Libellules et demoiselles se meurent faute d'habitat
Publié le - par Le Blob.fr, avec l'AFP
Les libellules et demoiselles se meurent, victimes de la disparition des zones humides, l’habitat naturel de ces élégants insectes aux couleurs chamarrées dont au moins 1/6 ème des espèces risquent de s’éteindre, a mis en garde jeudi l’Union internationale pour la conservation de la nature.
C’est la première fois que l’UICN fait un état des lieux des 6 016 espèces de libellules et demoiselles — les odonates — répertoriées dans le monde. Et elle estime que 16 % d’entre elles sont menacées d’extinction, dans une mise à jour de sa liste rouge qui est un inventaire mondial de l’état de conservation de la faune et de la flore. « En mettant ainsi en lumière les pertes de libellules dans le monde, la liste rouge (…) souligne la nécessité urgente de protéger les zones humides et la riche biodiversité qu’elles abritent », estime le directeur général de l’UICN, Bruno Oberle. « Ces écosystèmes disparaissent trois fois plus vite que les forêts partout dans le monde », prévient-il.

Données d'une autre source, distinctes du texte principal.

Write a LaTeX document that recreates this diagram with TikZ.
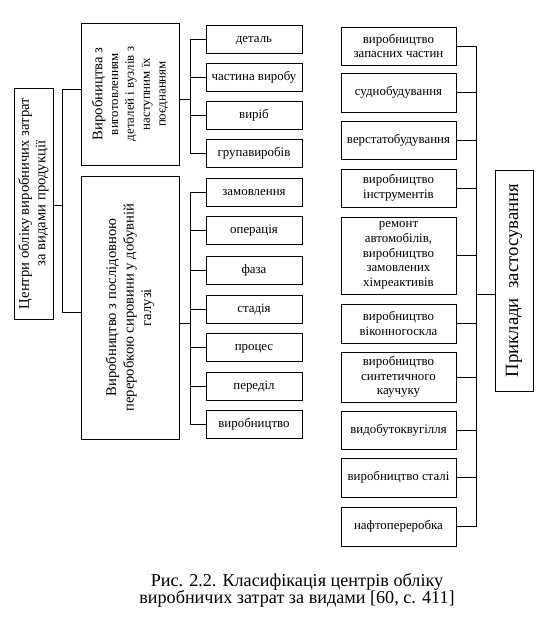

Entre 1970 et 2015, on estime que 35 % des zones humides dans le monde — lacs, rivières, marais ou encore zones côtières ou marines — ont disparu, selon un rapport de la Convention de Ramsar des zones humides. Si les zones humides peuvent souvent paraître hostiles à l’homme, « elles fournissent des services essentiels », insiste M. Oberle, soulignant : « Elles stockent le carbone, nous donnent de l’eau propre et de la nourriture, nous protègent des inondations et sont l’habitat d’une espèce connue sur 10 dans le monde ».
Indicateur de santé
Les odonates sont ainsi un excellent indicateur de la santé des zones humides. Libellules et demoiselles sont « très, très sensibles aux changements dans l’environnement. Et elles servent donc de signal d’alarme sur ce qui se passe dans les zones humides à travers le monde », a expliqué Craig Hilton-Taylor, chargé de la « liste rouge » à l’UICN.
En raison d’un manque de données sur un certain nombre des espèces évaluées, il est impossible de dire si elles sont en danger ou non, mais il craint que 40 % des espèces puissent, de fait, être classées comme menacées. La situation est particulièrement dégradée en Asie du sud et du sud-est, où plus d’un quart des odonates sont menacées, victimes notamment du défrichement et de l’assèchement pour faire place à des plantations d’huile de palme.
En Europe et en Amérique du nord, ce sont les pesticides et les polluants ainsi que le changement climatique qui sont les plus grandes menaces pour ces insectes. « Le changement climatique est un facteur clé », rappelle M. Hilton-Taylor, parce qu’il provoque des sécheresses qui ont un effet dévastateur sur leur habitat ». Or, les libellules sont aussi un prédateur important des moustiques et autres mouches vecteurs de maladies.
Plus de 40 000 espèces menacées
La liste rouge, qui est un document de référence de 142 577 espèces, faune et flore confondues, a franchi pour la première fois le cap des 40 000 (40.084) espèces menacées d’extinction. Si certaines espèces semblent reprendre du poil de la bête et ont été placées dans des catégories moins comme moins exposées, un nombre plus important est au contraire davantage menacé.
Parmi elles, le desman des Pyrénées, qui est aussi surnommé le rat-trompette à cause de son museau très allongé. Ce petit mammifère qui physiquement tient de la musaraigne, de la taupe et du rat est désormais considéré comme « en danger » alors qu’auparavant, l’animal qui vit en France et dans le nord de la péninsule ibérique était classé « vulnérable ». La population a chuté de moitié durant la dernière décennie, essentiellement à cause de l’impact des aménagements de cours d’eau, comme des barrages pour produire de l’électricité par exemple. L’usage de l’eau pour l’agriculture ou produire de la neige artificielle pour les stations de ski des Pyrénées ont aussi rendu de vastes zones inhabitables pour le petit animal.